Source code of charts:
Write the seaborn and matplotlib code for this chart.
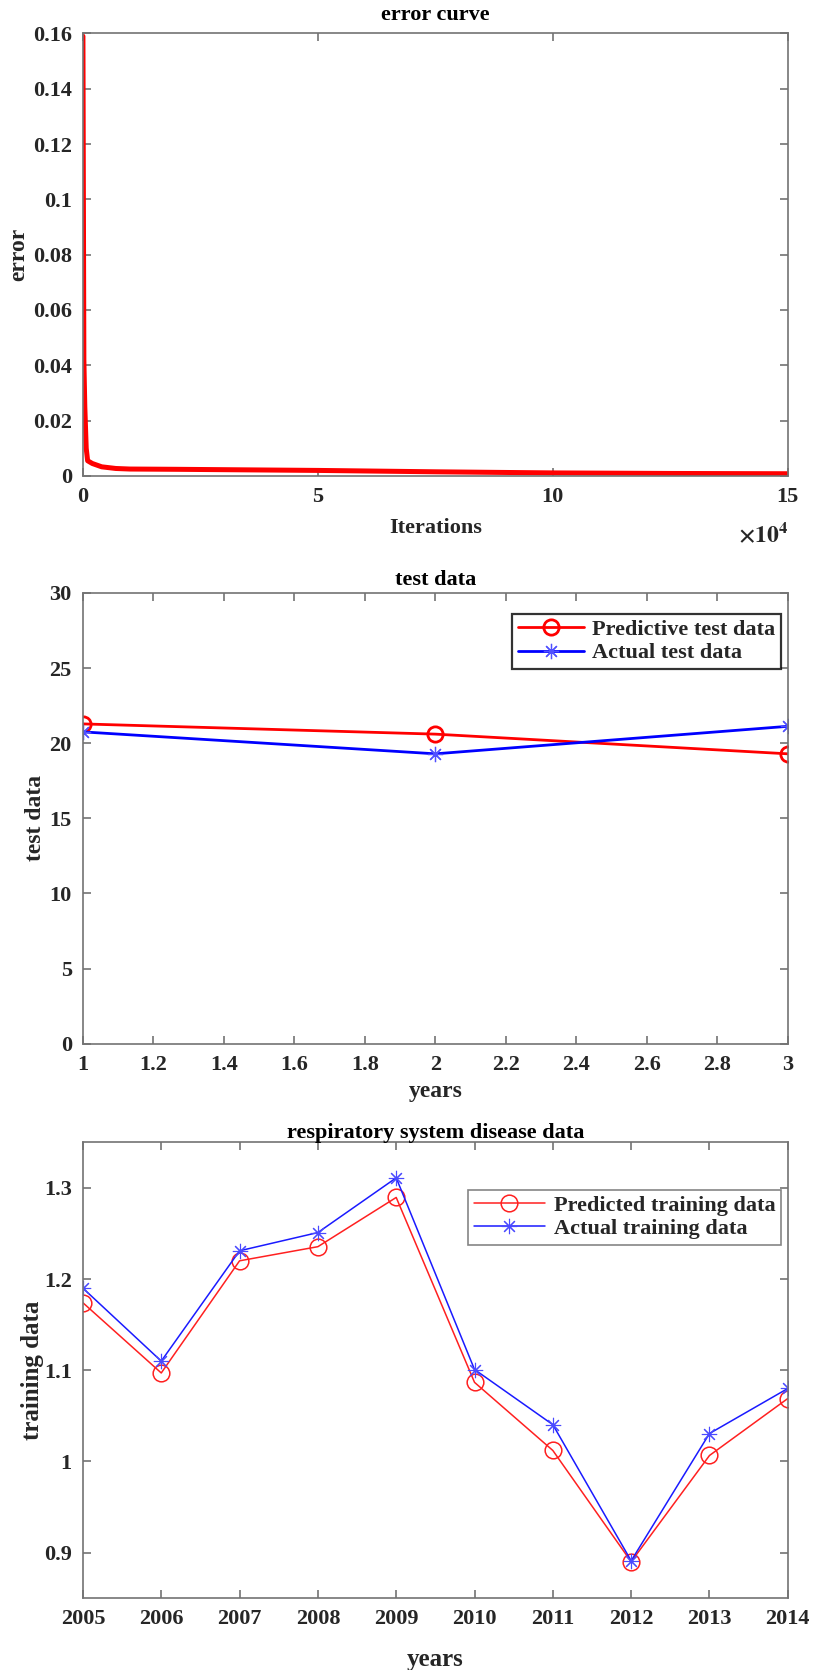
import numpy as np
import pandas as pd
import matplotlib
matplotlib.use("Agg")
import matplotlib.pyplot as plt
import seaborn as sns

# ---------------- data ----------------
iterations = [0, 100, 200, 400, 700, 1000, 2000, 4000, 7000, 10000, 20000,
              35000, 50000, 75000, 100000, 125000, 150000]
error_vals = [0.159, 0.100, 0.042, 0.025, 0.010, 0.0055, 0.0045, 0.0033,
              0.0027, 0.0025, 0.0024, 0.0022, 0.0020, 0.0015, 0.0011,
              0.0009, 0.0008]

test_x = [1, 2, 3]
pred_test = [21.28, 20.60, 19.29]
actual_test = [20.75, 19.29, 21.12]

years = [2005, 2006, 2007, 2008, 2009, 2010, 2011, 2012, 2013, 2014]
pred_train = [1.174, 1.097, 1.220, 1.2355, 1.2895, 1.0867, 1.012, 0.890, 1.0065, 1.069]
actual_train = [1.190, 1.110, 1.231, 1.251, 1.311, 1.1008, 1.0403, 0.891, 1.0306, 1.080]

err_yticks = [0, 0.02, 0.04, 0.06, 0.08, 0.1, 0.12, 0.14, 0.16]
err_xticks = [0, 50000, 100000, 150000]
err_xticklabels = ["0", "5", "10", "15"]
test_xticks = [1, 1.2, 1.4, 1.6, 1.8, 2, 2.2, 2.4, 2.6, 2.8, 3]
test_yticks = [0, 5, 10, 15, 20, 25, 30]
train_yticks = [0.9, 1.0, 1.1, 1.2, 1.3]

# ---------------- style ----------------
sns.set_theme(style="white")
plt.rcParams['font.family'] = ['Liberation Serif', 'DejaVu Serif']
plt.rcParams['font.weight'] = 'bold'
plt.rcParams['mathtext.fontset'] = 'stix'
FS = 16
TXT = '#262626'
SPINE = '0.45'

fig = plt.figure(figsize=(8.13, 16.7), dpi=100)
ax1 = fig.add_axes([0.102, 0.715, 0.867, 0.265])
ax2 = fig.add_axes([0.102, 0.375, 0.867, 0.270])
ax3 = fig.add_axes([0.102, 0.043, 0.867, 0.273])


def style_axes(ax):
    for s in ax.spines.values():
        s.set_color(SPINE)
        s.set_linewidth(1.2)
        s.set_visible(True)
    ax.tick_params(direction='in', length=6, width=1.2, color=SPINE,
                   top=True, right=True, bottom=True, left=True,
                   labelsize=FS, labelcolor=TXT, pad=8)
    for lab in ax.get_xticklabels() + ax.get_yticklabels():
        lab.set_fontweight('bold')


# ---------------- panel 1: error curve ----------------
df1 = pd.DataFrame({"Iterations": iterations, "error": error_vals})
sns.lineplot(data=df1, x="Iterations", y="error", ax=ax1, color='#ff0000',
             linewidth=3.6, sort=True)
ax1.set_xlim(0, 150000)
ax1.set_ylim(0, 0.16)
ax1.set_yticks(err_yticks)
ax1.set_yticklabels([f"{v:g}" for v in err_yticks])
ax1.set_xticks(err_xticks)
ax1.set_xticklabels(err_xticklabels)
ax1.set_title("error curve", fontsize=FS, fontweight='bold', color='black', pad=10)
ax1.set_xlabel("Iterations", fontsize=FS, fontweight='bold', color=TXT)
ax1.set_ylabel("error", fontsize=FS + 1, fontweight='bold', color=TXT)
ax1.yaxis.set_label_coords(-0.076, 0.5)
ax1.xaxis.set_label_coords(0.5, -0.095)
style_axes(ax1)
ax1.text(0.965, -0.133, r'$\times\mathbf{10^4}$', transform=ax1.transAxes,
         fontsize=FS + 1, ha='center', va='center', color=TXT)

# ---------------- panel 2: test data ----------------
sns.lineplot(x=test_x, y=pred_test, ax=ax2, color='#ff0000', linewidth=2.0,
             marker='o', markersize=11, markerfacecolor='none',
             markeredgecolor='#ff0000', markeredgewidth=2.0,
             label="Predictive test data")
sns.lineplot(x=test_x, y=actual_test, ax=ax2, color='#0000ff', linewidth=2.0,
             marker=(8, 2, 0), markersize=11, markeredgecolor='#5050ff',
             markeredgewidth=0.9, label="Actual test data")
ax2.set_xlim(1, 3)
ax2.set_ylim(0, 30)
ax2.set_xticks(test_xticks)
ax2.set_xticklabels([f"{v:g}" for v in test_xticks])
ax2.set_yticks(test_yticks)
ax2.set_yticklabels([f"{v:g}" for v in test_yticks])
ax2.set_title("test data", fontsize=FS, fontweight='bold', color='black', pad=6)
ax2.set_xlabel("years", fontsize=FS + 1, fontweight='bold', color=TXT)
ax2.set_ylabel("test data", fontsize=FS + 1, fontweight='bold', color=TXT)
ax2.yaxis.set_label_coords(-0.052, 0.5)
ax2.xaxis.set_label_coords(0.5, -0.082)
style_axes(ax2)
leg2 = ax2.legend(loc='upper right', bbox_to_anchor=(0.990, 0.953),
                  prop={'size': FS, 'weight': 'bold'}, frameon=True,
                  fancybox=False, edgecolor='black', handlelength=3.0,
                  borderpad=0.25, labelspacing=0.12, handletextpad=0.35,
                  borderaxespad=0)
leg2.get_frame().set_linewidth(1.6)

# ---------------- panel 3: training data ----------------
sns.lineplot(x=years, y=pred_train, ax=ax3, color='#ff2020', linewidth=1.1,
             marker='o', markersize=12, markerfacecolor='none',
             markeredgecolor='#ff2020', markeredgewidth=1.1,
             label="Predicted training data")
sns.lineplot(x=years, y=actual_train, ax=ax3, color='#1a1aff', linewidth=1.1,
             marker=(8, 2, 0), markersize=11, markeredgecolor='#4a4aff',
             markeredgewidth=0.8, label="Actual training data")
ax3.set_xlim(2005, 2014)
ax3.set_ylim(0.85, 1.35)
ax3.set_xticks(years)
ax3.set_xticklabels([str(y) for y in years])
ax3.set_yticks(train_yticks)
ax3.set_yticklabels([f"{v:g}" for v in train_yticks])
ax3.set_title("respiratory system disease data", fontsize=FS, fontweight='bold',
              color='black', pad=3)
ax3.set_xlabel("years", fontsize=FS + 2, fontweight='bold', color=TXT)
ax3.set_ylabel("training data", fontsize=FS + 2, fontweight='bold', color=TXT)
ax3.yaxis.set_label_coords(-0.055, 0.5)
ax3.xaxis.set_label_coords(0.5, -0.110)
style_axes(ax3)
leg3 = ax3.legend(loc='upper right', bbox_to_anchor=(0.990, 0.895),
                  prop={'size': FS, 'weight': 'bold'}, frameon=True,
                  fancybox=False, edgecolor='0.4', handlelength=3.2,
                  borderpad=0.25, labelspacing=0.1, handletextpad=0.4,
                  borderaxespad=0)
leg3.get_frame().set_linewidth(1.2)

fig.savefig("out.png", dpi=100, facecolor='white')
==
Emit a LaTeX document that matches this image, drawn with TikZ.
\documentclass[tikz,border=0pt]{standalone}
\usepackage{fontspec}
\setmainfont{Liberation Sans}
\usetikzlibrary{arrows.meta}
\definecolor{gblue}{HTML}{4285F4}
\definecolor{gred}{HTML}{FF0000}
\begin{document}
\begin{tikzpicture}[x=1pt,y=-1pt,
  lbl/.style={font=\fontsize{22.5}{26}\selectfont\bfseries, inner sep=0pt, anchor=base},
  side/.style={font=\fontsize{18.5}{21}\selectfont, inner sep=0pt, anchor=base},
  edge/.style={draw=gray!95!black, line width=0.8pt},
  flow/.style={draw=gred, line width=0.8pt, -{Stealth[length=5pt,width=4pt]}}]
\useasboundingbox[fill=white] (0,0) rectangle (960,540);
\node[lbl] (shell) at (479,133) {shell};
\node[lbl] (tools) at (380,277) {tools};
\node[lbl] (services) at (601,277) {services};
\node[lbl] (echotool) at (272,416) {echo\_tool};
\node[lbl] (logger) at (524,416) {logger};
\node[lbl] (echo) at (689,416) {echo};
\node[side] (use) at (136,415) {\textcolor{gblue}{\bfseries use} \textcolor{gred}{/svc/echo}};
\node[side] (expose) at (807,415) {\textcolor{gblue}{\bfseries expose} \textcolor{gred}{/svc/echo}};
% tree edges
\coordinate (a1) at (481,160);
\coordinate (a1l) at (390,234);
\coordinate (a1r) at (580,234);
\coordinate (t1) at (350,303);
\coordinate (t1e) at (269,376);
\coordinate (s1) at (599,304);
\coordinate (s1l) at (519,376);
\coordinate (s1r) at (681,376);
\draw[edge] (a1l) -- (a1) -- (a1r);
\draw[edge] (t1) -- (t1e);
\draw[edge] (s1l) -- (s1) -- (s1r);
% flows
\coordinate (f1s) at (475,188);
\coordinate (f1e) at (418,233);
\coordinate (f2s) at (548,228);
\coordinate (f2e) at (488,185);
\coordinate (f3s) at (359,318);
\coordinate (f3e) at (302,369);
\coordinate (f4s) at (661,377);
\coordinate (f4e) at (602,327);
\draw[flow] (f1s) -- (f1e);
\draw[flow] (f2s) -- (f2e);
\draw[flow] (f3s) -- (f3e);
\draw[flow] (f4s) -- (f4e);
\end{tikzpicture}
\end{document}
==
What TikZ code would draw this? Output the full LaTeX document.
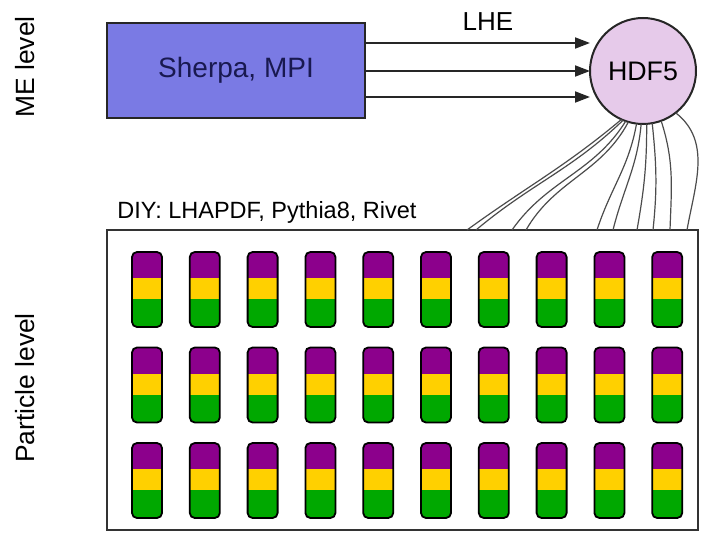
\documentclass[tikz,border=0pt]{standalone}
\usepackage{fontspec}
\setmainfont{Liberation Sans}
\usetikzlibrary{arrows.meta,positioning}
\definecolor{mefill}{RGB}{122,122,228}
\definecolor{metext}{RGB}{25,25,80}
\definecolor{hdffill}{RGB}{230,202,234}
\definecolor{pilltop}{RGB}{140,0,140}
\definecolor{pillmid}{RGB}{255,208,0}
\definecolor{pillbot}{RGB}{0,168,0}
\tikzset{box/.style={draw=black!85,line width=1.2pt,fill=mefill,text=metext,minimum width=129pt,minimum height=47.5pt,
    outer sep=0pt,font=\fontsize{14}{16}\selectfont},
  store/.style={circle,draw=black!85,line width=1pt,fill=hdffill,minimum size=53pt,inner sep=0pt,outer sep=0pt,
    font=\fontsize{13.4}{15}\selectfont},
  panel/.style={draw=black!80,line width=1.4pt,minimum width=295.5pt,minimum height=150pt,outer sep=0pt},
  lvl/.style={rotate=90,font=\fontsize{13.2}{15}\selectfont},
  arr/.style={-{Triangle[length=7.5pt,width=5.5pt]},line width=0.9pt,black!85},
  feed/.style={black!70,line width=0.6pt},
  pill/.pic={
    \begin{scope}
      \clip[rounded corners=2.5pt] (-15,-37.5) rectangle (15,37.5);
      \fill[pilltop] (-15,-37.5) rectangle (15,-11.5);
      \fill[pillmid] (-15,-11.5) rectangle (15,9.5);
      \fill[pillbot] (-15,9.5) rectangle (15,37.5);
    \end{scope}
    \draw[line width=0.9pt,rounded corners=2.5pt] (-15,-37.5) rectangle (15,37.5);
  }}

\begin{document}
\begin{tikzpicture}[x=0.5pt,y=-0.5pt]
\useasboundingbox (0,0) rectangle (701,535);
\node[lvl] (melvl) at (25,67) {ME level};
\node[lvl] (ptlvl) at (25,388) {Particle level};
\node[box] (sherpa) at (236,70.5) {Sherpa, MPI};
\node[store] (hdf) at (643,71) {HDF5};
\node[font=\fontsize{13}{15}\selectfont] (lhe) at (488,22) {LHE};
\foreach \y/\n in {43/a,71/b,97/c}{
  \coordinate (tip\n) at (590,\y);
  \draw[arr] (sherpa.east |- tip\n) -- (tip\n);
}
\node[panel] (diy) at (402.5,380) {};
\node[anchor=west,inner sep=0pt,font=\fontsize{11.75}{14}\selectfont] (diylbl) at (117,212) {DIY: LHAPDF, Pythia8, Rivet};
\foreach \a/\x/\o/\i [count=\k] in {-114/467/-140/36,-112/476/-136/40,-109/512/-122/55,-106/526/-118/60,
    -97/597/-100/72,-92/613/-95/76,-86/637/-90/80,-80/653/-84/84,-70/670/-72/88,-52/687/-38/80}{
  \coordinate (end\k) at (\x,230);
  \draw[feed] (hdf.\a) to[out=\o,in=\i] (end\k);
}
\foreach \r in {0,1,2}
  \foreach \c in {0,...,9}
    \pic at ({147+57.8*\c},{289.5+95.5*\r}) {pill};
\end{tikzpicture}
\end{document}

Written instruction:
Give again, word for word, only the lines starting at the line with "Write the seaborn" and ending at the line with "0.891, 1.0306, 1.080]", keeping both end lines; pictures stay out.

Solution:
Write the seaborn and matplotlib code for this chart.
import numpy as np
import pandas as pd
import matplotlib
matplotlib.use("Agg")
import matplotlib.pyplot as plt
import seaborn as sns

# ---------------- data ----------------
iterations = [0, 100, 200, 400, 700, 1000, 2000, 4000, 7000, 10000, 20000,
              35000, 50000, 75000, 100000, 125000, 150000]
error_vals = [0.159, 0.100, 0.042, 0.025, 0.010, 0.0055, 0.0045, 0.0033,
              0.0027, 0.0025, 0.0024, 0.0022, 0.0020, 0.0015, 0.0011,
              0.0009, 0.0008]

test_x = [1, 2, 3]
pred_test = [21.28, 20.60, 19.29]
actual_test = [20.75, 19.29, 21.12]

years = [2005, 2006, 2007, 2008, 2009, 2010, 2011, 2012, 2013, 2014]
pred_train = [1.174, 1.097, 1.220, 1.2355, 1.2895, 1.0867, 1.012, 0.890, 1.0065, 1.069]
actual_train = [1.190, 1.110, 1.231, 1.251, 1.311, 1.1008, 1.0403, 0.891, 1.0306, 1.080]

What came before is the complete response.